I just received an email regarding the Tumbling Lassie Ball 2017 in aid of victims of modern slavery and people trafficking. The name of the Ball comes from a little known case Reid v Scot of Harden decided in the Court of Session in 1687. It was about a little girl, a stage gymnast, who ran away from her manager, a Mr Reid, because she was physically worn out by her work, dancing as part of his travelling stage show. She had taken shelter with Scott of Harden and his wife but Reid sued the Scots claiming he had bought the girl from her mother and that she belonged to him. The Scottish Court of Session refused Reid’s claim with the case report declaring “But we have no slaves in Scotland, and mothers cannot sell their bairns.”
Yet centuries later we have modern slavery. The definition of this taken from Modern Slavery Facts-Walk Free is “when one person possesses or controls another person in such a way as to significantly deprive that person of their individual liberty , with the intention of exploiting that person through their use , profit, transfer or disposal”.

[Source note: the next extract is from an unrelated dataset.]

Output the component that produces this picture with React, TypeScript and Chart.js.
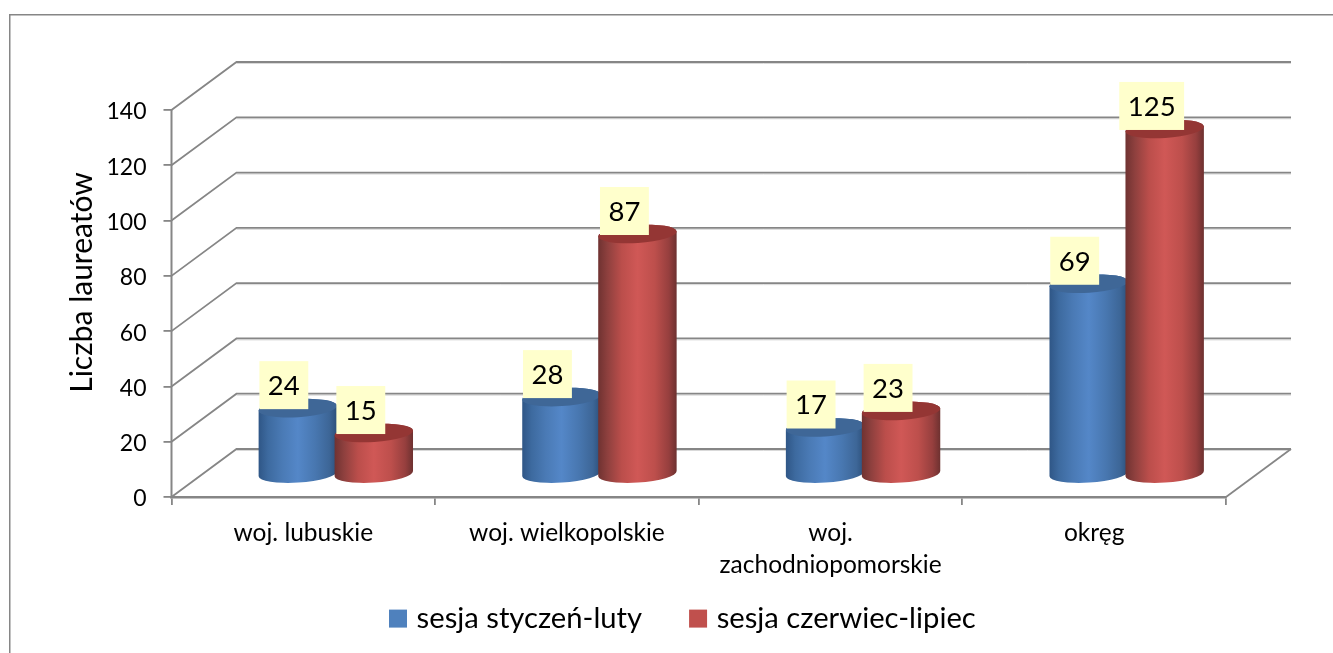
import React, { useEffect, useRef } from "react";
import { Chart, registerables } from "chart.js";

Chart.register(...registerables);

const categories = ["woj. lubuskie", "woj. wielkopolskie", ["woj.", "zachodniopomorskie"], "okręg"];
const seriesNames = ["sesja styczeń-luty", "sesja czerwiec-lipiec"];
const januaryValues = [24, 28, 17, 69];
const juneValues = [15, 87, 23, 125];
const axisTitle = "Liczba laureatów";

const FONT = "Lato, Carlito, Calibri, sans-serif";
const GRID = "#868686";
const DEPTH_X = 65;
const DEPTH_Y = 48;

const sideStops = [
  [[0, "#2f5686"], [0.12, "#3d6a9f"], [0.3, "#4a7ab5"], [0.5, "#5487c8"], [0.72, "#4877b0"], [0.9, "#3d6697"], [1, "#2c4f7a"]],
  [[0, "#6f3231"], [0.12, "#8e403e"], [0.3, "#bb4e4b"], [0.5, "#d05856"], [0.72, "#bd4f4c"], [0.9, "#963f3e"], [1, "#6d3130"]],
];
const topColors = ["#3f6797", "#943634"];

const chart3dPlugin = {
  id: "chart3d",
  afterLayout(chart: any) {
    const y = chart.scales.y;
    // centre the rotated axis title on the visible wall
    y.top -= 21;
    y.bottom -= 21;
    // the second line of the category labels must not be clipped
    chart.scales.x.bottom = chart.height;
    const legend = chart.legend;
    const pad = legend.options.labels.padding;
    legend.left = 394 - pad;
    legend.right = 1333;
    legend.top = 604 - pad;
  },
  beforeDraw(chart: any) {
    const { ctx, width, height } = chart;
    ctx.save();
    ctx.strokeStyle = GRID;
    ctx.lineWidth = 1.5;
    ctx.beginPath();
    ctx.moveTo(9.75, height);
    ctx.lineTo(9.75, 14.75);
    ctx.lineTo(width, 14.75);
    ctx.stroke();
    ctx.restore();
  },
  beforeDatasetsDraw(chart: any) {
    const { ctx, chartArea } = chart;
    const y = chart.scales.y;
    const { left, right, bottom } = chartArea;
    ctx.save();
    ctx.lineCap = "butt";
    y.ticks.forEach((t: any) => {
      const py = y.getPixelForValue(t.value);
      ctx.strokeStyle = "#d9d9d9";
      ctx.lineWidth = 1;
      ctx.beginPath();
      ctx.moveTo(left + DEPTH_X, py - DEPTH_Y + 1.5);
      ctx.lineTo(right + DEPTH_X, py - DEPTH_Y + 1.5);
      ctx.stroke();
      ctx.strokeStyle = GRID;
      ctx.lineWidth = 1.8;
      ctx.beginPath();
      ctx.moveTo(left, py);
      ctx.lineTo(left + DEPTH_X, py - DEPTH_Y);
      ctx.lineTo(right + DEPTH_X, py - DEPTH_Y);
      ctx.stroke();
    });
    ctx.beginPath();
    ctx.moveTo(right, bottom);
    ctx.lineTo(right + DEPTH_X, bottom - DEPTH_Y);
    ctx.stroke();
    // value axis line
    ctx.lineWidth = 2;
    ctx.beginPath();
    ctx.moveTo(left, y.getPixelForValue(y.max));
    ctx.lineTo(left, y.getPixelForValue(y.min));
    ctx.stroke();

    // cylinders, drawn from the positions of the Chart.js bar elements
    const shiftX = [33, 32];
    const shiftY = -22.5;
    const ry = 9;
    const rot = (-3.7 * Math.PI) / 180;
    const n = chart.data.labels.length;
    for (let i = 0; i < n; i++) {
      chart.data.datasets.forEach((_: any, d: number) => {
        const bar = chart.getDatasetMeta(d).data[i];
        const cx = bar.x + shiftX[d];
        const rx = bar.width / 2 + 0.8;
        const topY = bar.y + shiftY;
        const botY = bar.base + shiftY;
        const g = ctx.createLinearGradient(cx - rx, 0, cx + rx, 0);
        sideStops[d].forEach(([o, c]: any) => g.addColorStop(o, c));
        ctx.fillStyle = g;
        ctx.beginPath();
        ctx.ellipse(cx, botY, rx, ry, rot, 0, Math.PI, false);
        ctx.ellipse(cx, topY, rx, ry, rot, Math.PI, Math.PI * 2, false);
        ctx.closePath();
        ctx.fill();
        ctx.fillStyle = topColors[d];
        ctx.beginPath();
        ctx.ellipse(cx, topY, rx, ry, rot, 0, Math.PI * 2);
        ctx.fill();
      });
    }

    // value labels
    ctx.font = `27.5px ${FONT}`;
    ctx.textAlign = "center";
    ctx.textBaseline = "middle";
    chart.data.datasets.forEach((ds: any, d: number) => {
      chart.getDatasetMeta(d).data.forEach((bar: any, i: number) => {
        const txt = String(ds.data[i]);
        const w = ctx.measureText(txt).width + 17;
        const cx = bar.x + 32 - 13;
        const top = bar.y + shiftY - 47;
        ctx.fillStyle = "#ffffcc";
        ctx.fillRect(cx - w / 2, top, w, 48);
        ctx.fillStyle = "#000";
        ctx.fillText(txt, cx, top + 25);
      });
    });
    ctx.restore();
    return false;
  },
};

export default function App() {
  const ref = useRef<HTMLCanvasElement | null>(null);
  useEffect(() => {
    if (!ref.current) return;
    const chart = new Chart(ref.current, {
      type: "bar",
      data: {
        labels: categories as any,
        datasets: [
          { label: seriesNames[0], data: januaryValues, backgroundColor: "#4f81bd", borderColor: "#4f81bd", borderWidth: 10 },
          { label: seriesNames[1], data: juneValues, backgroundColor: "#c0504d", borderColor: "#c0504d", borderWidth: 10 },
        ],
      },
      plugins: [chart3dPlugin as any],
      options: {
        responsive: false,
        animation: false,
        layout: { padding: { top: 110, right: 107, left: 0, bottom: 0 } },
        datasets: { bar: { categoryPercentage: 0.584, barPercentage: 1 } },
        plugins: {
          tooltip: { enabled: false },
          title: { display: false },
          legend: {
            display: true,
            position: "bottom",
            align: "start",
            labels: {
              boxWidth: 8,
              boxHeight: 8,
              padding: 52,
              color: "#000",
              font: { family: FONT, size: 29.2 },
            },
          },
        },
        scales: {
          x: {
            afterFit(s: any) {
              s.height = 156 - s.chart.legend.height;
            },
            grid: { display: true, drawOnChartArea: false, drawTicks: true, tickLength: 8, color: GRID, lineWidth: 1.8 },
            border: { display: true, color: GRID, width: 2.4 },
            ticks: { color: "#000", font: { family: FONT, size: 24.5, lineHeight: 1.3 }, padding: 12.5, maxRotation: 0, autoSkip: false },
          },
          y: {
            min: 0,
            max: 140,
            afterFit(s: any) {
              s.width = 171.5;
            },
            grid: { display: true, drawOnChartArea: false, drawTicks: true, tickLength: 8, color: GRID, lineWidth: 1.8 },
            border: { display: false },
            ticks: { stepSize: 20, color: "#000", font: { family: FONT, size: 23 }, padding: 17, labelOffset: 2 },
            title: { display: true, text: axisTitle, color: "#000", font: { family: FONT, size: 30 }, padding: { top: 64, bottom: 0 } },
          },
        },
      },
    });
    return () => chart.destroy();
  }, []);
  return (
    <div style={{ position: "fixed", left: 0, top: 0, width: 1333, height: 653, background: "#fff" }}>
      <canvas ref={ref} width={1333} height={653} style={{ display: "block" }} />
    </div>
  );
}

Here are some very unpalatable facts also contained in an information sheet by the Walk Free Foundation.
- 8 million people are enslaved
- 68% are subject to forced labour
- Nearly 1 in 3 detected victims of slavery is a child
- Slavery is illegal in almost every nation on earth but still exists everywhere
- Over half victims of slavery are women and girls
- Slave labour contributes to the production of at least 136 goods from 74 countries worldwide.
- The majority of victims are trafficked by someone they know and trust
- Victims of slavery can be as young as 5 or 6 years old.
On the 28 May 2016 The Guardian published an article “A Slave in Scotland: I fell into a trap-and I couldn’t get out”. In 2009 Abdul Azad left his wife and baby son in Bangladesh expecting to start work as a chef in a restaurant in London. This was arranged by Shamsul Arefin whom he had met after responding to an advert in a Dhaka paper offering jobs as a chef in the UK. With the promise of a good life and a better job Azad borrowed £15,000 from moneylenders and raised another £5000 by selling his family land, his business and finally his wife’s jewellery to pay Arefin his sponsorship fee.
When Azad arrived in London he was told by Arefin to get a coach to Glasgow and then another bus to Ballachulish where he was taken to the Stewart Hotel. He spent months there as the sole employee , cleaning, cooking and gardening for up to 22 hours a day seven days a week for which he was never paid more than £100 a month which was just enough to send something home. Other Bangladeshi men began to arrive at the hotel to be treated as Azad having also paid large amounts of money to Arefin for sponsorship.
One day Arefin had left the hotel and the trafficked men took the one bus to Fort William and walked into the Citizen’s Advice Bureau and asked for help. A few weeks later the hotel was raided by the UK Border Agency and Arefin’s sponsor licence was revoked.
The story however does not have a happy ending. The men got the help of a case worker Jim Laird of Migrant Help and the Home Office agreed that they could stay in the UK on short term temporary visas if they agreed to be witnesses in a criminal investigation into Arefin and the Stewart Hotel. It took five years for the criminal case to come to trial. In July 2015 Shamsul Arefin was found guilty of human trafficking under the Asylum and Immigration Act and was given a three year prison sentence. But this conviction did little to help his former workers who are still fighting to stay in the UK while they try to claim compensation or be able to work to pay off their debts back home. As the article has said the men are “All terrified that their lives, and those of their families, will be at risk if they are forced to return, unable to pay their debts.”
The proceeds from The Tumbling Lassie Ball 2017 will be shared between TARA which works to support victims of trafficking in Scotland and the International Justice Mission, which works with local lawyers in the developing world to fight slavery.
I hope that the Ball will be a resounding success.